Wyruszyliśmy więc na północ i tym razem zostaliśmy mile zaskoczeni stanem autokaru i komfortem podróży.
Po czterech godzinach bardzo przyjemnej i płynnej jazdy dotarliśmy do miasta Dali, a właściwie jego nowej części. Stare miasto Dali leży u podnóża 15 kilometrowego łańcucha gór Cang Shan i jest oddalone od nowej części o kilkanaście kilometrów, (za które musieliśmy zapłacić taksówkarzowi niezłą sumkę, ponieważ w odróżnieniu od dużych chińskich miast, w Dali taksówkarze nie używają liczników, co okropnie działa mi na nerwy). Widoczność była wspaniała.
Natomiast pan taksiarz nie ukrywał uwielbienia dla Przewodniczącego;)
Muszę koniecznie zaznaczyć, że podróż do Yunnanu owocowała również w wiele ciekawych bliskich spotkań z chińskimi mniejszościami narodowymi. W Dali mieszka mniejszość narodowa Bai 白– czyli „biały”. Poniżej młode dziewczyny Bai, w swoich tradycyjnych strojach.
Mniejszość narodowa Bai zamieszkuje także okoliczne wioski, gdzie zachowało się dużo starego budownictwa. Od VIII do XIII w. Dali było stolicą królestwa Nanzhao i Dali. W połowie XIX w. stało się stolicą niepodległego państwa utworzonego przez Du Wenxiu, przywódcę rebelii muzułmanów przeciwko chińskiej władzy. Tłumienie powstania zabiło miliony ludzi i odebrało miastu świetność, którego już nigdy nie odzyskało. W 1925 r. Dali zostało zniszczone przez trzęsienie ziemi, udało się je jednak odbudować.
Obecnie Dali jest uroczym górskim miasteczkiem, o charakterze jak najbardziej turystycznym. Pełno tu przemiłych, klimatycznych knajpek, gdzie można zjeść europejskie jedzenie (och!), a nawet zamówić prawdziwy biały chleb (oooch!).
Jednak folklor zderza się z komercją. Po mieście przechadza się mnóstwo starszych pań, ubranych w tradycyjne stroje, ale jak tylko zobaczą one białego człowieka, to pospiesznie podchodzą i z zachęcającą miną pytają: „You smoke gandzia?hm?gooda, cheapa!!!smoke, smoke?” Także…no niestety, świat się zmienia.
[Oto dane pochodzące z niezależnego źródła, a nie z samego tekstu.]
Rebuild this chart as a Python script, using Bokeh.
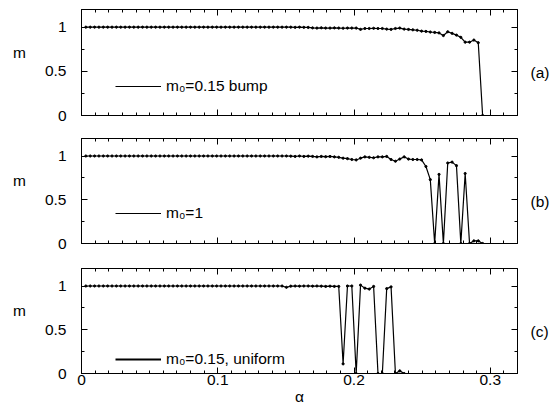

Wieczorami, miasto rozbłyska światłami i jest naprawdę pięknie.
W mieście znajduje się mnóstwo pensjonatów, prowadzonych przez zwykłych mieszkańców (zazwyczaj w ich domach). Króluje tu Siheyuan, czyli tradycyjne chińskie budownictwo - małe podwórko, otoczone z czterech stron ścianami z balkonami. Mieszkańcy mają zazwyczaj mnóstwo kwiatów na swoich podwórkach, więc mieszkanie w takim miejscu jest prawdziwą przyjemnością.
Nocleg udało nam się znaleźć u przemiłej rodziny Bai, gdzie, wierzcie mi, cena była jeszcze bardziej przemiła. I tak to się stało, że zamieszkaliśmy nad dachami:)
Za domem – zapierające dech Cang Shan i…także oszołamiający napis na murze:
„Zakaz robienia siku i kupy.
Sprawcę czeka kara w wysokości 100 yuanów”
Jedynym mankamentem tego miejsca była temperatura w pokoju i konieczność spania w dresach i kurtkach. Ciśnienie wody też nie pozwalało na ratowanie się i ogrzewanie sauną solution. Nic to. Słońce za dnia wynagradzało nam nocną lodownię.
Nowy Rok zbliżał się wielkimi krokami, więc na ulicach można było obserwować pracujących kaligrafów. Gdy nadchodzi Nowy Rok, Chińczycy wybierają wpisane na czerwonym papierze prośby i noworoczne życzenia, które w tym czasie można kupić dosłownie wszędzie i zawieszają je przy drzwiach, na miejscu nieco już wyblakłych życzeń zeszłorocznych.
Dali to także raj zakupów.
I wspaniałych artystów.
Tutaj za pomocą łyżki(!) artysta czaruje karmelowe zwierzęta.
I takie cuda można też napotkać.
Po dwóch „dalijskich” dniach ruszyliśmy dalej w góry, w stronę tybetańskiej granicy. Następny przystanek – Lijiang.